Отселе, в думу погружен,
Глядел на грозный пламень он.

«Поход двунадесяти языков» завяз в российских просторах, как до этого увязли поляки и шведы, как после этого зароется в землю вермахт. После этого сначала началось отступление, а затем и паническое бегство Великой армии, преследуемой войсками фельдмаршала Михаила Кутузова, казаками атамана Матвея Платова, партизанами Дениса Давыдова, русскими крестьянами, а также их союзниками - генералом Морозом, полковниками Грязь, Пыль и Бездорожье. Поиск причин катастрофы в Русской кампании между бездорожьем, погодными условиями и «неправильной войной русских» больше напоминает крылатое наполеоновское «от великого до смешного один шаг».

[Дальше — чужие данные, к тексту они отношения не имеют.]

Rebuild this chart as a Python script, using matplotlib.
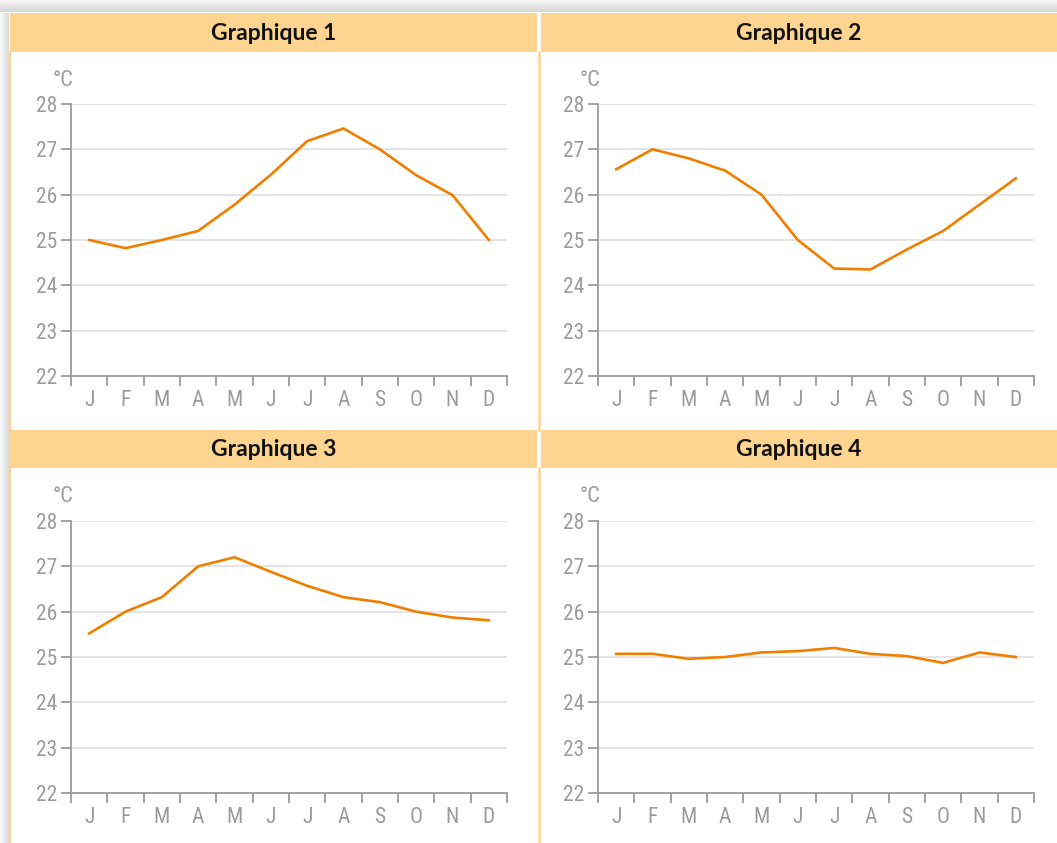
import numpy as np
import matplotlib
matplotlib.use('Agg')
import matplotlib.pyplot as plt
from matplotlib import font_manager
from matplotlib.patches import Rectangle
from matplotlib.lines import Line2D

#Data (degrees C, one value per month)
months = ['J', 'F', 'M', 'A', 'M', 'J', 'J', 'A', 'S', 'O', 'N', 'D']
titles = ['Graphique 1', 'Graphique 2', 'Graphique 3', 'Graphique 4']
temp1 = [25.0, 24.82, 25.0, 25.2, 25.78, 26.44, 27.18, 27.46, 27.0, 26.43, 25.99, 25.0]
temp2 = [26.56, 27.0, 26.8, 26.53, 26.0, 25.0, 24.37, 24.35, 24.79, 25.2, 25.78, 26.36]
temp3 = [25.52, 26.0, 26.32, 27.0, 27.2, 26.88, 26.57, 26.32, 26.21, 26.0, 25.87, 25.81]
temp4 = [25.07, 25.07, 24.96, 25.0, 25.1, 25.13, 25.2, 25.07, 25.02, 24.87, 25.1, 25.0]
yticks = [22, 23, 24, 25, 26, 27, 28]
unit_label = '°C'

W, H = 1057, 843
orange = '#F07F00'
header = '#FDD591'
grey = '#9B9B9B'

installed = set(f.name for f in font_manager.fontManager.ttflist)
def pick(names):
    for n in names:
        if n in installed:
            return n
    return 'DejaVu Sans'

tick_font = pick(['Liberation Sans Narrow', 'Roboto Condensed', 'Roboto', 'Liberation Sans'])
title_font = pick(['Lato', 'Open Sans', 'Noto Sans'])

fig = plt.figure(figsize=(W / 100, H / 100), dpi=100)

def fx(px):
    return px / W

def fy(py):
    return 1 - py / H

def frect(x0, y0, x1, y1, color, z=0, alpha=1.0):
    fig.patches.append(Rectangle((fx(x0), fy(y1)), fx(x1 - x0), (y1 - y0) / H,
                                 transform=fig.transFigure, facecolor=color,
                                 edgecolor='none', zorder=z, alpha=alpha))

#Shadow along top and left edges
for i in range(12):
    g = 0.97 - 0.012 * i
    frect(0, i, W, i + 1.2, (g, g, g))
for i in range(9):
    g = 0.97 - 0.015 * i
    frect(i, 13, i + 1.2, H, (g, g, g))

#Panel background
frect(9, 13, W, H, 'white')

#Header bands
header_rows = [(13, 52), (430, 468)]
header_cols = [(10, 537), (541, W)]
for r, (y0, y1) in enumerate(header_rows):
    for c, (x0, x1) in enumerate(header_cols):
        frect(x0, y0, x1, y1, header, z=1)
        fig.text(fx((x0 + x1) / 2), fy((y0 + y1) / 2 + 1), titles[r * 2 + c],
                 ha='center', va='center', fontsize=16.5, fontweight='bold',
                 family=title_font, color='#111111', zorder=3)

#Thin orange separators
fig.lines.append(Line2D([fx(9.5), fx(9.5)], [fy(52), fy(H)], transform=fig.transFigure,
                        color=header, lw=1.5, zorder=1))
for (y0, y1) in [(52, 430), (468, H)]:
    fig.lines.append(Line2D([fx(539), fx(539)], [fy(y0), fy(y1)], transform=fig.transFigure,
                            color=header, lw=1.8, zorder=1))

series = [temp1, temp2, temp3, temp4]
axes_left = [71, 598, 71, 598]
axes_top = [104, 104, 521, 521]
ax_w, ax_h = 436, 272

xpos = np.arange(len(months))
for k in range(4):
    ax = fig.add_axes([fx(axes_left[k]), fy(axes_top[k] + ax_h), fx(ax_w), ax_h / H])
    ax.set_zorder(5)
    ax.set_facecolor('none')
    ax.plot(xpos, series[k], color=orange, lw=1.9, solid_joinstyle='miter', zorder=3)
    ax.set_xlim(-0.5, 11.5)
    ax.set_ylim(22, 28)
    ax.set_yticks(yticks)
    ax.set_xticks(np.arange(-0.5, 12, 1))
    ax.set_xticklabels([])
    ax.set_xticks(xpos, minor=True)
    ax.set_xticklabels(months, minor=True)
    ax.tick_params(axis='x', which='minor', length=0, pad=10)
    ax.tick_params(axis='x', which='major', length=7, width=1.3, color=grey, direction='out')
    ax.tick_params(axis='y', length=7, width=1.3, color=grey, pad=3)
    for lab in ax.get_yticklabels() + ax.get_xticklabels(minor=True):
        lab.set_family(tick_font)
        lab.set_fontsize(15.5)
        lab.set_color(grey)
    for g in yticks[1:]:
        ax.axhline(g, color='#E3E3E3', lw=1.3, zorder=1)
    for s in ['top', 'right']:
        ax.spines[s].set_visible(False)
    for s in ['left', 'bottom']:
        ax.spines[s].set_color(grey)
        ax.spines[s].set_linewidth(1.3)
        ax.spines[s].set_zorder(2)
    fig.text(fx(axes_left[k] - 18), fy(axes_top[k] - 24), unit_label, ha='left', va='center',
             fontsize=16, family=tick_font, color=grey, zorder=6)

fig.savefig('out.png', dpi=100)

Сам Бонапарт признавал: «Самая грозная армия не может успешно вести войну против целого народа, решившегося победить или умереть. Мы имели дело уже не с жителями Литвы, равнодушными зрителями великих событий, совершающихся вокруг них. Всё население, составленное из природных русских, при нашем приближении оставляло свои жилища. На нашем пути мы встречали только покинутые или выжженные селения. Бежавшие жители образовывали шайки, которые действовали против наших фуражиров. Они нигде не беспокоили сами войска, но захватывали всех мародеров и отставших».

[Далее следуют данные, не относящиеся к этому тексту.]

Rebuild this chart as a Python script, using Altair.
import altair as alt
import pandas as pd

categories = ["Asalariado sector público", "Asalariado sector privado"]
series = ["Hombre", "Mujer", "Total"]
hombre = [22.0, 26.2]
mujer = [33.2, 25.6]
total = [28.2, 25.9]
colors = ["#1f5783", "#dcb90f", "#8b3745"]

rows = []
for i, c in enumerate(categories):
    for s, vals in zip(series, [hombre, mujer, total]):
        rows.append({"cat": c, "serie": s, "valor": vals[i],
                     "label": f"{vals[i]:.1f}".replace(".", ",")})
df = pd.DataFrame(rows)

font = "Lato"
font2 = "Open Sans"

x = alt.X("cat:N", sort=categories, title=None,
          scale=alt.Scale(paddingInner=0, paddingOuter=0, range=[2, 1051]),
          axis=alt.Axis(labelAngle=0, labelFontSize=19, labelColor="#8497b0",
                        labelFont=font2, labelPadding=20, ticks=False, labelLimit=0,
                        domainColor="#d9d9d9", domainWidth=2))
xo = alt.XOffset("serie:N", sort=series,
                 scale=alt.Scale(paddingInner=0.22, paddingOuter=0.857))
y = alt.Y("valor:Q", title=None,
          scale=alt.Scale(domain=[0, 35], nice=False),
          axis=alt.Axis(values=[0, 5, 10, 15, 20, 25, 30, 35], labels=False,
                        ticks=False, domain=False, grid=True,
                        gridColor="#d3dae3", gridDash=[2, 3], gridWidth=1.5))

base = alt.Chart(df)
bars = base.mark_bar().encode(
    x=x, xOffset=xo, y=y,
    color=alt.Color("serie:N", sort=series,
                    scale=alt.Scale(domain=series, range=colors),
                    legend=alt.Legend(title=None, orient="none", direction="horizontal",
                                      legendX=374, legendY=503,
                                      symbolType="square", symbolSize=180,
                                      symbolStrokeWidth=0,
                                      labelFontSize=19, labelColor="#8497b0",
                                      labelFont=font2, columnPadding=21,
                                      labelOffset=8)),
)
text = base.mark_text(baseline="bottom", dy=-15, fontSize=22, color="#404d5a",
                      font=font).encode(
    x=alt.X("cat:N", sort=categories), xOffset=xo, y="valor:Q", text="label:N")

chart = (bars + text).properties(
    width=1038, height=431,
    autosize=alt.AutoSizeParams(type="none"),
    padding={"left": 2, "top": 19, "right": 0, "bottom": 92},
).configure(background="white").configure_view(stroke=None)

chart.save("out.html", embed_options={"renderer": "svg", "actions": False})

Наполеон воевал не с царём Александром I, не с армией и даже не с русской Природой. В этой войне он столкнулся с Народом, который не захотел терпеть ублажавшего его радужными посулами поработителя и показал ему свою «особенную стать».

Лев Толстой подчёркивал: «Дубина народной войны поднялась со всей своей грозной и величественной силой и, не спрашивая ничьих вкусов и правил, с глупой простотой, но с целесообразностью, не разбирая ничего, поднималась, опускалась и гвоздила французов до тех пор, пока не погибло все нашествие. И благо тому народу, который не как французы в 1813 году, отсалютовав по всем правилам искусства и перевернув шпагу эфесом, грациозно и учтиво передает ее великодушному победителю, а благо тому народу, который в минуту испытания, не спрашивая о том, как по правилам поступали другие в подобных случаях, с простотою и легкостью поднимает первую попавшуюся дубину и гвоздит ею до тех пор, пока в душе его чувство оскорбления и мести не заменяется презрением и жалостью».

Это должен был понимать и сам проигравший Бонапарт, изрекший: «Патриотизм — это первейший признак цивилизованного человека, качество, которое отличает человека от раба».